Given request >>
Exactly as written, write out the lines below from the first to the one containing "traj40_y = [30, 30, 0, -30, -30, 0, 30]", inclusive. Pictures do not belong in the copy.

Data shown >>
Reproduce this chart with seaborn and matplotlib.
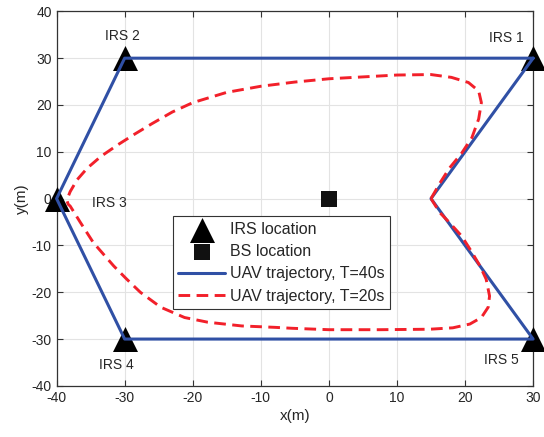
import matplotlib
matplotlib.use("Agg")
import matplotlib.pyplot as plt
import seaborn as sns
import pandas as pd

# ---- data ----
irs_x = [30, -30, -40, -30, 30]
irs_y = [30, 30, 0, -30, -30]
irs_names = ["IRS 1", "IRS 2", "IRS 3", "IRS 4", "IRS 5"]
irs_label_x = [26.0, -30.3, -32.2, -31.2, 25.4]
irs_label_y = [34.3, 34.8, -0.9, -35.5, -34.5]

bs_x = [0]
bs_y = [0]

traj40_x = [30, -30, -40, -30, 30, 15, 30]
traj40_y = [30, 30, 0, -30, -30, 0, 30]

traj20_x = [15, 16.3, 17.7, 19.5, 21.0, 22.0, 22.4, 22.0, 20.5, 18.0, 15.0, 10.0, 5.0, 0.0,
            -5.0, -10.0, -15.0, -20.0, -23.0, -26.0, -28.5, -31.0, -33.5, -35.5, -37.0, -38.0,
            -38.5, -38.3, -38.0, -36.5, -34.6, -31.6, -29.7, -27.7, -24.7, -21.2, -17.8, -12.8,
            -7.9, -5.4, 0.0, 7.5, 14.8, 18.2, 20.7, 22.4, 23.4, 23.6, 23.1, 22.2, 20.9, 19.5,
            17.7, 16.3, 15.0]
traj20_y = [0, 3.3, 6.5, 9.7, 13.0, 17.0, 20.5, 23.0, 24.8, 25.9, 26.5, 26.4, 26.0, 25.6,
            24.9, 24.0, 22.7, 20.5, 18.5, 16.0, 13.8, 11.5, 9.0, 6.5, 4.0, 1.5,
            -0.3, -1.2, -1.6, -5.1, -9.4, -14.4, -17.2, -20.0, -23.2, -25.4, -26.4, -27.2,
            -27.5, -27.7, -28.0, -28.0, -27.9, -27.6, -26.8, -25.4, -23.2, -20.8, -17.2, -14.4,
            -11.2, -8.0, -5.1, -3.0, 0.0]

x_ticks = [-40, -30, -20, -10, 0, 10, 20, 30]
y_ticks = [-40, -30, -20, -10, 0, 10, 20, 30, 40]

BLUE = "#3050A5"
RED = "#F2202A"
TXT = "#262626"

sns.set_style("ticks")
plt.rcParams["font.family"] = ["Liberation Sans", "DejaVu Sans"]
plt.rcParams["axes.unicode_minus"] = False

fig = plt.figure(figsize=(5.44, 4.37), dpi=100)
ax = fig.add_axes([0.104, 0.117, 0.876, 0.857])

df40 = pd.DataFrame({"x": traj40_x, "y": traj40_y})
df20 = pd.DataFrame({"x": traj20_x, "y": traj20_y})
dirs = pd.DataFrame({"x": irs_x, "y": irs_y})
dbs = pd.DataFrame({"x": bs_x, "y": bs_y})

sns.scatterplot(data=dirs, x="x", y="y", marker="^", s=18**2, color="black",
                edgecolor="black", linewidth=0, ax=ax, zorder=3, label="IRS location",
                clip_on=False)
sns.scatterplot(data=dbs, x="x", y="y", marker="s", s=11**2, color="#111111",
                edgecolor="#111111", linewidth=0, ax=ax, zorder=3, label="BS location",
                clip_on=False)
sns.lineplot(data=df40, x="x", y="y", sort=False, estimator=None, color=BLUE,
             linewidth=2.2, ax=ax, zorder=4, label="UAV trajectory, T=40s", clip_on=False)
sns.lineplot(data=df20, x="x", y="y", sort=False, estimator=None, color=RED,
             linewidth=2.1, linestyle=(0, (4, 2.2)), ax=ax, zorder=4,
             label="UAV trajectory, T=20s")

for nx, ny, nm in zip(irs_label_x, irs_label_y, irs_names):
    ax.text(nx, ny, nm, ha="center", va="center", fontsize=10, color=TXT)

ax.set_xlim(-40, 30)
ax.set_ylim(-40, 40)
ax.set_xticks(x_ticks)
ax.set_yticks(y_ticks)
ax.set_xlabel("x(m)", fontsize=11, color=TXT, labelpad=3)
ax.set_ylabel("y(m)", fontsize=11, color=TXT, labelpad=2)
ax.grid(True, color="#E3E3E3", linewidth=0.8, zorder=0)
ax.set_axisbelow(True)
ax.tick_params(direction="in", top=True, right=True, length=4, width=0.8,
               colors="#333333", labelsize=10, labelcolor=TXT)
for sp in ax.spines.values():
    sp.set_visible(True)
    sp.set_color("#333333")
    sp.set_linewidth(0.9)

handles, labels = ax.get_legend_handles_labels()
order = ["IRS location", "BS location", "UAV trajectory, T=40s", "UAV trajectory, T=20s"]
hmap = dict(zip(labels, handles))
leg = ax.legend([hmap[k] for k in order], order, loc="lower left",
                bbox_to_anchor=(0.244, 0.205), fontsize=11.5, frameon=True,
                fancybox=False, edgecolor="#333333", framealpha=1,
                handlelength=2.9, handletextpad=0.3, labelspacing=0.45,
                borderpad=0.35, borderaxespad=0)
leg.get_frame().set_linewidth(0.8)
for t in leg.get_texts():
    t.set_color(TXT)

fig.savefig("out.png", dpi=100)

Response to this exercise >>
Reproduce this chart with seaborn and matplotlib.
import matplotlib
matplotlib.use("Agg")
import matplotlib.pyplot as plt
import seaborn as sns
import pandas as pd

# ---- data ----
irs_x = [30, -30, -40, -30, 30]
irs_y = [30, 30, 0, -30, -30]
irs_names = ["IRS 1", "IRS 2", "IRS 3", "IRS 4", "IRS 5"]
irs_label_x = [26.0, -30.3, -32.2, -31.2, 25.4]
irs_label_y = [34.3, 34.8, -0.9, -35.5, -34.5]

bs_x = [0]
bs_y = [0]

traj40_x = [30, -30, -40, -30, 30, 15, 30]
traj40_y = [30, 30, 0, -30, -30, 0, 30]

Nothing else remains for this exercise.